Now he is President, even if perhaps the most under-fire President in the long history of this office, something came along which Trump interpreted as an open goal. It was a combination of Black Lives Matter and Kaepernick's one-man campaign, all of which snowballed further when Michael Bennett, the Seattle Seahwaks defensive end, also chose to kneel during the anthem in recognition of being singled out and a gun placed against his head as he left a party in Las Vegas following the Conor McGregor-Floyd Mayweather superfight.
On a trip to Alabama, Trump called the protesters and sympathisers “sons of bitches” then threw a bit more kerosene on the flames. “Wouldn’t you love to see one of these NFL owners, when somebody disrespects our flag, to say, ‘Get that son of a bitch off the field right now. He is fired. He’s fired!"
His calculation was that the majority of all US-wide polling suggested the majority of citizens disagreed with kneeling during the anthem, even if the vast majority of America's black population – most of whom don't vote for him anyway – might disagree.
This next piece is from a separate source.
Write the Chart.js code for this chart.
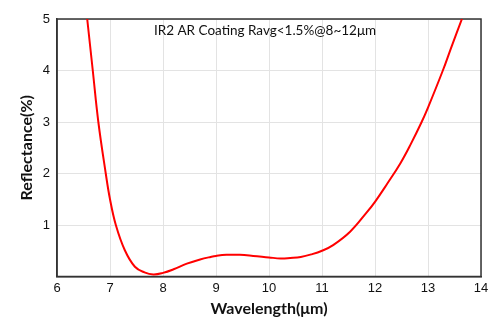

That is why, by the time last Sunday came around, the whole thing touched every corner of the country, with players, fans, and media men alike all forced to pick sides and consider how important the anthem was to them.
Various commentators attempted to make sense of it, saying it was about race, or the military, but in truth if anything fostered commonality of purpose and unity amongst this group of players it was Trump itself, and a shared distaste for his crude tactics.
The Pittsburgh Steelers stayed in the locker room for the anthem, with the exception of Alejandro Villanueva, a former Army Ranger, who stood in the mouth of the tunnel. While they were booed by the Chicago crowd when they came out, now we have millionaire owners such as Shahid Khan of the Jacksonville Jaguars, Arthur Blank of Atlanta or Jerry Jones of the Dallas Cowboys hunkering down pre-game alongside their players as a show of solidarity.
With the genie out of the bottle, this story could run and run, and it will be instructive to see how this week's games pan out, starting with a high profile, historic fixture between Chicago and Green Bay tonight. Like the equivalent of of a wildcat strike, other sports may soon follow suit.
They say politics and sport don't mix but when they do it can have powerful results. This episode, of course, has echoes of Tommie Smith and John Carlos' 'black power' salute at the 1968 Olympics, while Andy Flower and Henry Olonga wore black armbands to protest against Robert Mugabe's running of Zimbabwe. Nelson Mandela's appearance in a Springboks' jersey in the 1995 Rugby World Cup final was of totemic importance to South Africa's efforts to heal the wounds of apartheid. President or not, Donald Trump must be awfully sure of his calculations if he thinks he can take on sport and win.